E accordo è stato. Dopo rinvii e smentite, ieri pomeriggio le Nazioni Unite hanno dato l’atteso annuncio: i parlamenti di Tripoli e Tobruk hanno siglato l’accordo per la creazione di un governo di unità nazionale, unico mezzo – secondo Europa e Usa – per avviare la stabilizzazione di un paese nel caos da 5 anni.

Secondo quanto previsto dall’intesa firmata in Marocco, un consiglio presidenziale guiderà la formazione del nuovo esecutivo. Ne faranno parte nove personalità: tre rappresentanti di Tobruk, tre di Tripoli, due del Fezzan e uno della Cirenaica. Entro 40 giorni il consiglio dovrà redigere la lista dei futuri ministri così da permettere l’insediamento del governo. La Camera dei Rappresentanti di Tobruk avrà potere legislativo, il parlamento islamista di Tripoli funzioni consultive.

Il plauso occidentale è immediato. Tra i primi a commentare il successo è stato il ministro degli Esteri italiano Gentiloni che ha definito l’accordo «il primo passo di un cammino pieno di ostacoli». I principali sono dovuti alla presenza su tutto il territorio di milizie slegate tra loro, diventate potenti nell’assenza totale dello Stato dalla caduta del colonnello Gheddafi e oggi uniche autorità in buona parte del paese. Tanto che in Marocco non è stato possibile siglare un cessate il fuoco comprensivo. Da qui i dubbi di molti osservatori che giudicano l’accordo marocchino limitato perché stipulato solo da due dei tanti attori attivi in Libia. Sul campo restano le tribù e i loro uomini armati, i Tuareg, le milizie di Misurata, gli islamisti di Ansar al-Sharia e quelli dello Stato Islamico.

Tobruk e Tripoli non rappresentano la Libia di oggi e il timore prevalente è che un governo di unità creato su spinta dell’Occidente, senza una reale convergenza dei due parlamenti e senza la partecipazione dei poteri tribali, non possa durare a lungo. Ci sono solo 40 giorni di tempo per risolvere i problemi alla sicurezza nella capitale Tripoli, dove si immagina che il nuovo esecutivo avrà sede, con l’Isis a pochi chilometri di distanza (nel sito archoelogico di Sabrata) e milizie armate che da mesi combattono il parlamento di Tobruk. Sulla questione sicurezza in Marocco non si è trovato un terreno comune, seppure sia centrale: serve formare un corpo di polizia e un esercito unici che rispondano al governo di unità, in un paese in cui le forze armate meglio armate e organizzate sono quelle delle milizie nate nel post-Gheddafi.

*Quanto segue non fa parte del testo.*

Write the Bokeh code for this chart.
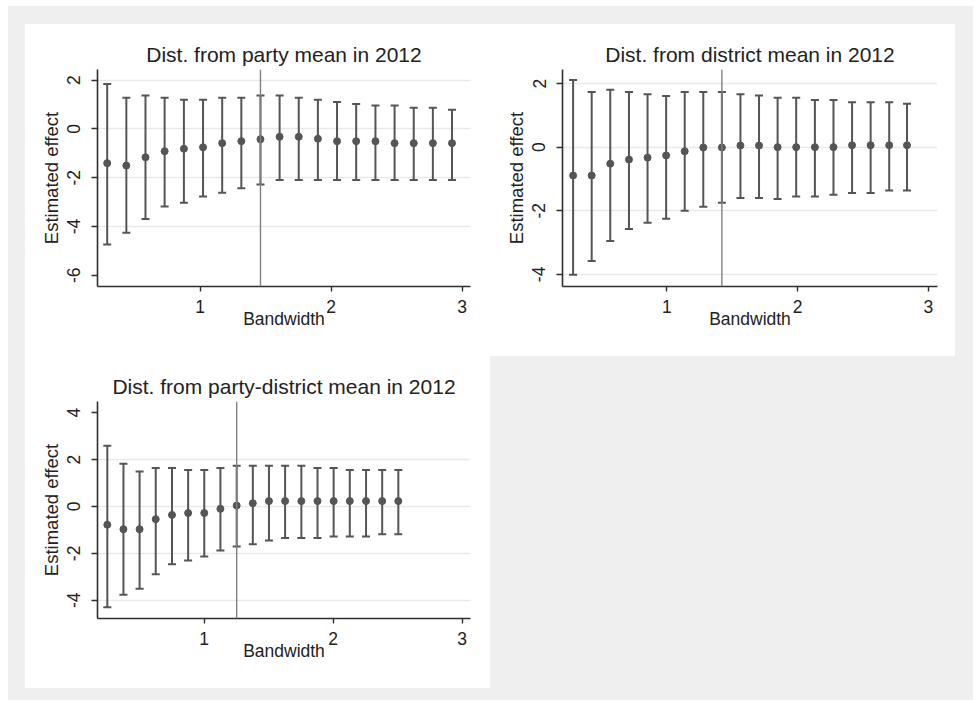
from bokeh.plotting import figure
from bokeh.models import (ColumnDataSource, Whisker, TeeHead, Span, FixedTicker,
                          Range1d, Spacer)
from bokeh.layouts import row, column
from bokeh.embed import file_html
from bokeh.resources import INLINE

# ---- Panel 1: distance from party mean in 2012 ----
title1 = "Dist. from party mean in 2012"
bw1 = [0.292, 0.438, 0.584, 0.730, 0.877, 1.023, 1.169, 1.315, 1.461, 1.607,
       1.753, 1.899, 2.045, 2.191, 2.338, 2.484, 2.630, 2.776, 2.922]
est1 = [-1.40, -1.50, -1.16, -0.91, -0.81, -0.75, -0.58, -0.50, -0.42, -0.32,
        -0.32, -0.40, -0.50, -0.50, -0.50, -0.58, -0.58, -0.58, -0.58]
hi1 = [1.85, 1.28, 1.37, 1.28, 1.20, 1.20, 1.28, 1.28, 1.37, 1.37,
       1.28, 1.20, 1.11, 1.03, 0.96, 0.96, 0.87, 0.87, 0.79]
lo1 = [-4.74, -4.26, -3.69, -3.18, -3.03, -2.77, -2.61, -2.43, -2.28, -2.09,
       -2.09, -2.09, -2.09, -2.09, -2.09, -2.09, -2.09, -2.09, -2.09]
opt1 = 1.461
yticks1 = [-6, -4, -2, 0, 2]

# ---- Panel 2: distance from district mean in 2012 ----
title2 = "Dist. from district mean in 2012"
bw2 = [0.284, 0.426, 0.568, 0.711, 0.853, 0.995, 1.137, 1.279, 1.421, 1.563,
       1.705, 1.847, 1.989, 2.132, 2.274, 2.416, 2.558, 2.700, 2.836]
est2 = [-0.89, -0.89, -0.52, -0.39, -0.33, -0.26, -0.13, -0.01, -0.01, 0.05,
        0.05, 0.00, 0.00, 0.00, 0.00, 0.06, 0.06, 0.06, 0.06]
hi2 = [2.11, 1.73, 1.80, 1.73, 1.66, 1.61, 1.73, 1.73, 1.73, 1.66,
       1.62, 1.55, 1.55, 1.48, 1.48, 1.41, 1.41, 1.41, 1.36]
lo2 = [-4.01, -3.58, -2.95, -2.57, -2.38, -2.25, -2.00, -1.87, -1.75, -1.60,
       -1.60, -1.63, -1.55, -1.55, -1.50, -1.44, -1.44, -1.36, -1.36]
opt2 = 1.421
yticks2 = [-4, -2, 0, 2]

# ---- Panel 3: distance from party-district mean in 2012 ----
title3 = "Dist. from party-district mean in 2012"
bw3 = [0.251, 0.376, 0.501, 0.626, 0.752, 0.877, 1.002, 1.127, 1.253, 1.378,
       1.503, 1.628, 1.754, 1.879, 2.004, 2.129, 2.255, 2.380, 2.505]
est3 = [-0.78, -0.97, -0.97, -0.54, -0.36, -0.28, -0.28, -0.10, 0.04, 0.14,
        0.23, 0.23, 0.23, 0.23, 0.23, 0.23, 0.23, 0.23, 0.23]
hi3 = [2.59, 1.82, 1.49, 1.64, 1.64, 1.56, 1.56, 1.64, 1.74, 1.74,
       1.74, 1.74, 1.74, 1.64, 1.64, 1.56, 1.56, 1.56, 1.56]
lo3 = [-4.30, -3.77, -3.51, -2.89, -2.46, -2.30, -2.13, -1.88, -1.71, -1.61,
       -1.45, -1.34, -1.35, -1.35, -1.28, -1.28, -1.28, -1.18, -1.18]
opt3 = 1.253
yticks3 = [-4, -2, 0, 2, 4]

xticks = [1, 2, 3]
grid_ticks = [-4, -2, 0, 2]
x_title = "Bandwidth"
y_title = "Estimated effect"

FONT = "Liberation Sans"
INK = "#555555"
TEXT = "#222222"
AXIS = "#2e2e2e"
BACK = "#efefef"


def panel(title, bw, est, lo, hi, opt, yticks, xr, yr, border_right=20):
    p = figure(width=465, height=332, output_backend="svg", toolbar_location=None,
               x_range=Range1d(*xr), y_range=Range1d(*yr),
               min_border_left=72, min_border_right=border_right,
               min_border_top=45, min_border_bottom=70,
               background_fill_color="white", border_fill_color="white",
               outline_line_color=None)

    p.title.text = title
    p.title.align = "center"
    p.title.text_font = FONT
    p.title.text_font_size = "21px"
    p.title.text_font_style = "normal"
    p.title.text_color = TEXT
    p.title.standoff = 8

    p.xgrid.visible = False
    p.ygrid.ticker = FixedTicker(ticks=grid_ticks)
    p.ygrid.grid_line_color = "#e9e9e9"
    p.ygrid.grid_line_width = 1.5

    for ax in (p.xaxis[0], p.yaxis[0]):
        ax.axis_line_color = AXIS
        ax.axis_line_width = 1.6
        ax.major_tick_line_color = AXIS
        ax.major_tick_line_width = 1.4
        ax.major_tick_in = 0
        ax.minor_tick_line_color = None
        ax.major_label_text_font = FONT
        ax.major_label_text_font_size = "17.5px"
        ax.major_label_text_color = TEXT
        ax.axis_label_text_font = FONT
        ax.axis_label_text_font_style = "normal"
        ax.axis_label_text_color = TEXT

    p.xaxis.ticker = FixedTicker(ticks=xticks)
    p.xaxis.major_tick_out = 5
    p.xaxis.major_label_standoff = 8
    p.xaxis.axis_label = x_title
    p.xaxis.axis_label_text_font_size = "17.5px"
    p.xaxis.axis_label_standoff = -7

    p.yaxis.ticker = FixedTicker(ticks=yticks)
    p.yaxis.major_label_overrides = {t: str(t) for t in yticks}
    p.yaxis.major_label_orientation = "vertical"
    p.yaxis.major_tick_out = 6
    p.yaxis.major_label_standoff = 11
    p.yaxis.axis_label = y_title
    p.yaxis.axis_label_text_font_size = "18.5px"
    p.yaxis.axis_label_standoff = 3

    # optimal bandwidth marker
    p.add_layout(Span(location=opt, dimension="height",
                      line_color="#808080", line_width=1.4))

    src = ColumnDataSource(dict(bw=bw, est=est, lo=lo, hi=hi))
    head = dict(size=8, line_color=INK, line_width=2)
    p.add_layout(Whisker(base="bw", upper="hi", lower="lo", source=src,
                         dimension="height", line_color=INK, line_width=2,
                         upper_head=TeeHead(**head), lower_head=TeeHead(**head)))
    p.scatter("bw", "est", source=src, size=7, color=INK, line_color=INK)
    return p


p1 = panel(title1, bw1, est1, lo1, hi1, opt1, yticks1, (0.218, 3.063), (-6.46, 2.44))
p2 = panel(title2, bw2, est2, lo2, hi2, opt2, yticks2, (0.203, 3.069), (-4.38, 2.44),
           border_right=18)
p3 = panel(title3, bw3, est3, lo3, hi3, opt3, yticks3, (0.175, 3.064), (-4.78, 4.48))

gray = {"background-color": BACK}
left_col = column(p1, p3, styles={"background-color": "white"})
right_col = column(p2, Spacer(width=465, height=332, styles=gray),
                   styles={"background-color": "white"})
body = row(Spacer(width=17, height=664, styles=gray), left_col, right_col,
           Spacer(width=18, height=664, styles=gray),
           styles={"background-color": "white"})
root = column(Spacer(width=965, height=18), body, Spacer(width=965, height=12),
              styles=gray, margin=(6, 0, 0, 8))

open("out.html", "w").write(file_html(root, INLINE))
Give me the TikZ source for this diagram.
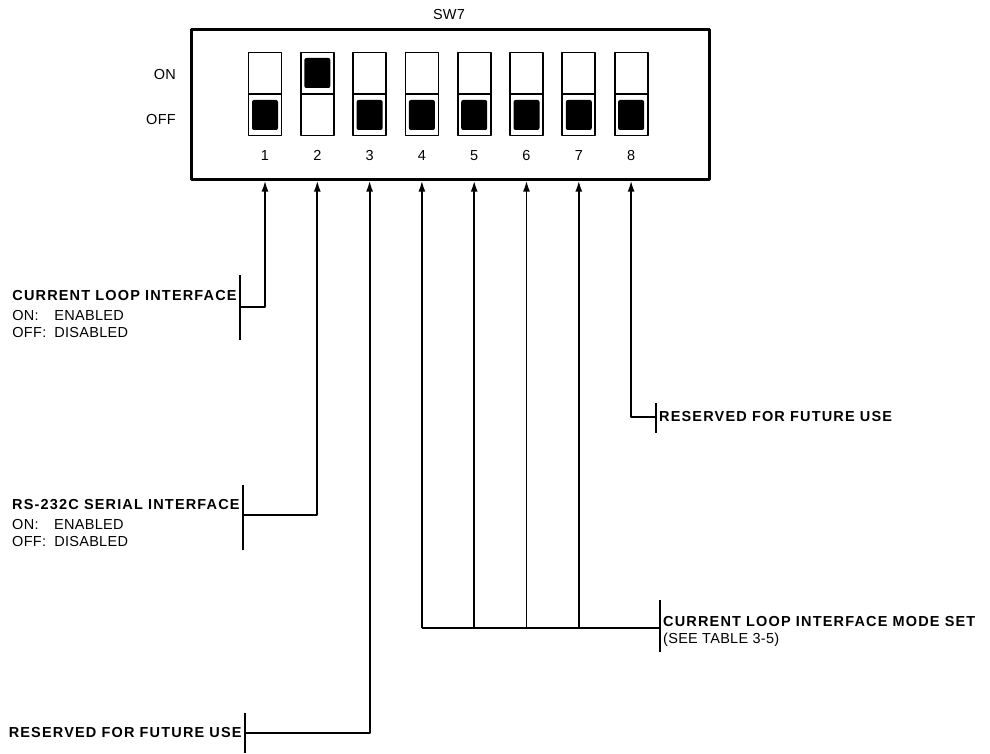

A ciò si aggiunge il ruolo destabilizzante di figure centrali, come quella dell’ex generale Haftar (al servizio del governo di Tobruk, sostenuto dall’Occidente) che mercoledì ha ripetuto la necessità di cancellare l’embargo Onu sulle armi. Per ora la comunità internazionale ha ottenuto quanto voleva: l’accordo di ieri apre la strada all’intervento militare europeo. La Gran Bretagna e la Francia non intendono accantonare l’idea di un’operazione in chiave anti-Isis, sempre più vicina nel caso di un governo di unità. Londra è pronta inviare mille uomini, non per combattere – dice Downing Street – ma per addestrare le forze governative.

All’operazione si accompagnerebbe il sostegno finanziario al nuovo esecutivo e il rafforzamento del ricchissimo settore energetico libico (appetibile a tanti) per tenere insieme Tripoli e Tobruk.